Start with potatoes. Slice them, and then julienne them. One could push this idea even further and make shoe string fries. I may try that in the future.
Good french fries are actually moderately difficult to make. You want to fry them twice. You fry them once in medium hot oil. This is known among fry masters as "blanching" the potatoes. Blanching the potatoes forces some of the starch out. When you remove your fries from the oil, they should be limp but not golden brown. The fries pictured above are actually on their second frying. The exuded starch on the outside of the fries will caramelize during the second, high heat frying, which will result in a crispy and colorful french fry. Salt your french fries as soon as you remove them from their second frying.
These are the fries that I added to the beaten eggs. I ate one or two of them to see if they were any good. They were.

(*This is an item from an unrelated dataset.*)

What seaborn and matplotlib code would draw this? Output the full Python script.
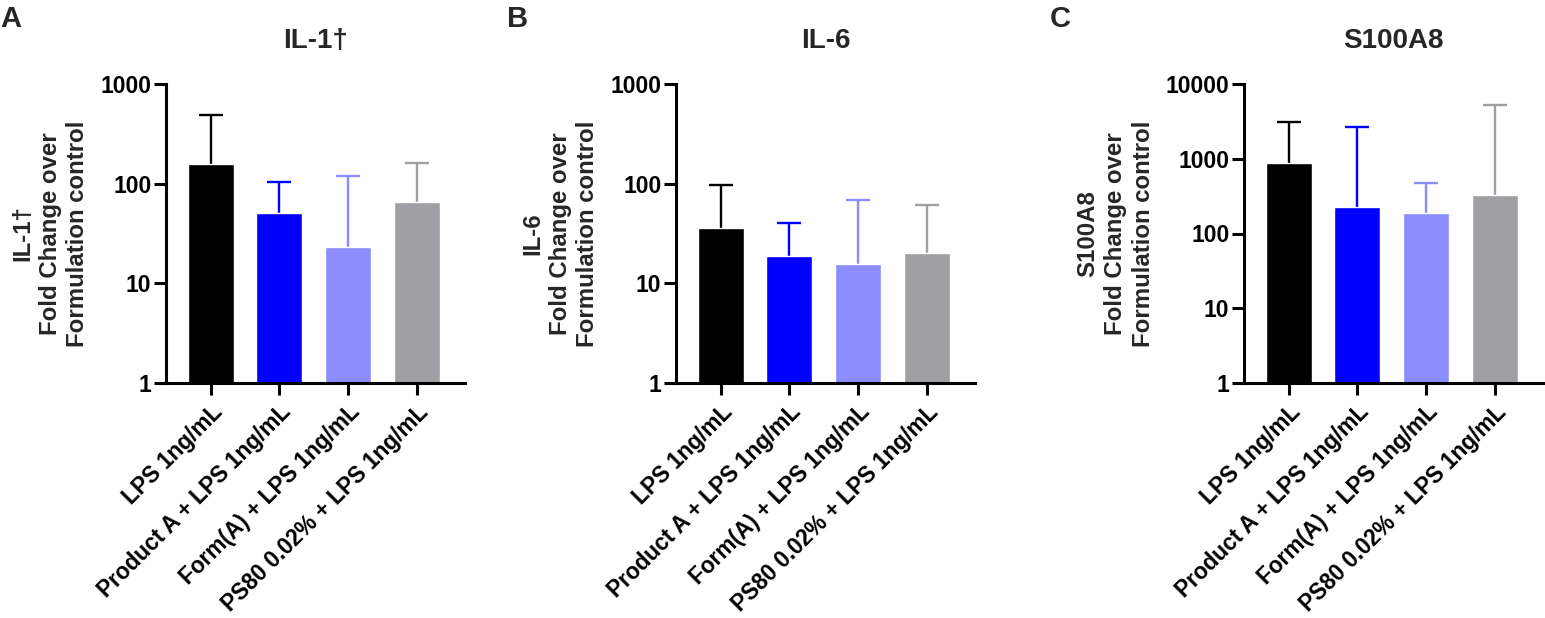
import numpy as np
import pandas as pd
import matplotlib
matplotlib.use("Agg")
import matplotlib.pyplot as plt
import seaborn as sns
from matplotlib.ticker import FixedLocator, FixedFormatter, NullLocator

# ---- data ----
categories = ["LPS 1ng/mL", "Product A + LPS 1ng/mL",
              "Form(A) + LPS 1ng/mL", "PS80 0.02% + LPS 1ng/mL"]
colors = ["#000000", "#0000FF", "#8C8CFF", "#A0A0A4"]

il1_mean = [157, 51, 23, 65]
il1_upper = [490, 105, 120, 160]
il6_mean = [36, 19, 15.6, 20]
il6_upper = [97, 40, 69, 61]
s100_mean = [865, 227, 189, 328]
s100_upper = [3085, 2700, 474, 5250]

titles = ["IL-1\u2020", "IL-6", "S100A8"]
letters = ["A", "B", "C"]
ymax = [1000, 1000, 10000]

sns.set_theme(style="ticks")
plt.rcParams["font.family"] = ["Liberation Sans", "DejaVu Sans"]
plt.rcParams["font.weight"] = "bold"

W, H = 1545, 618
fig = plt.figure(figsize=(W / 100, H / 100), dpi=100)

# axes pixel extents: (left, right)
ext = [(166, 465), (676, 975), (1244, 1543)]
top_px, bot_px = 84, 383
letter_x = [0, 507, 1050]
cap_half = 0.175

panels = [(il1_mean, il1_upper), (il6_mean, il6_upper), (s100_mean, s100_upper)]

for i, (means, uppers) in enumerate(panels):
    l, r = ext[i]
    ax = fig.add_axes([l / W, 1 - bot_px / H, (r - l) / W, (bot_px - top_px) / H])
    df = pd.DataFrame({"group": categories, "value": means})
    sns.barplot(data=df, x="group", y="value", hue="group", palette=colors,
                order=categories, hue_order=categories, width=0.67,
                legend=False, ax=ax, saturation=1, zorder=2)
    for j in range(len(categories)):
        ax.vlines(j, means[j], uppers[j], colors=colors[j], linewidth=1.7, zorder=1)
        ax.hlines(uppers[j], j - cap_half, j + cap_half, colors=colors[j],
                  linewidth=1.7, zorder=1)
    ax.set_yscale("log")
    ax.set_ylim(1, ymax[i])
    ax.set_xlim(-0.65, 3.70)
    yt = [10 ** k for k in range(int(np.log10(ymax[i])) + 1)]
    ax.yaxis.set_major_locator(FixedLocator(yt))
    ax.yaxis.set_major_formatter(FixedFormatter([str(v) for v in yt]))
    ax.yaxis.set_minor_locator(NullLocator())
    for s in ["top", "right"]:
        ax.spines[s].set_visible(False)
    for s in ["left", "bottom"]:
        ax.spines[s].set_linewidth(2.2)
        ax.spines[s].set_color("black")
    ax.tick_params(axis="y", length=8.5, width=2.2, labelsize=16.5, pad=2, colors="black")
    ax.tick_params(axis="x", length=8.5, width=2.2, labelsize=16.3, pad=4, colors="black")
    ax.set_xticks(range(len(categories)))
    ax.set_xticklabels(categories, rotation=45, ha="right", rotation_mode="anchor",
                       fontweight="bold")
    for lab in ax.get_yticklabels():
        lab.set_fontweight("bold")
    ax.set_xlabel("")
    ax.set_ylabel(f"{titles[i]}\nFold Change over\nFormulation control",
                  fontsize=17.3, fontweight="bold", linespacing=1.25, labelpad=8)
    ax.set_title(titles[i], fontsize=20, fontweight="bold", pad=26)
    fig.text(letter_x[i] / W, 1 - 5 / H, letters[i], fontsize=21, fontweight="bold",
             ha="left", va="top")

fig.savefig("out.png", dpi=100)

The fries are salty, but you'll also want to salt the beaten eggs. Eggs taste very good when properly salted. When under-salted, they aren't all that tasty.
You'll want to put quite a generous amount of olive oil into the seasoned cast iron skillet before adding the eggs and fries mixture. If you want, you can start cooking the eggs on the stove top, on low heat, before putting the whole mess into a low oven, like 250 degrees. In Spain, tortillas may be traditionally cooked entirely on the stove top, not in the oven. The secret is low heat. You do not want to burn the eggs. The other secret is that bit about a generous amount of olive oil. When you put the egg mixture into the skillet, the oil should come up around the sides and pool on top.
This is the finished french fry frittata or tortilla español. Let it come to room temperature before eating it. It's better that way. You can also chill it. I cut a slice of this one and put it into a baguette from Woodstar cafe. I buttered the bread and spread a small amount of ketchup on the bread. It was good.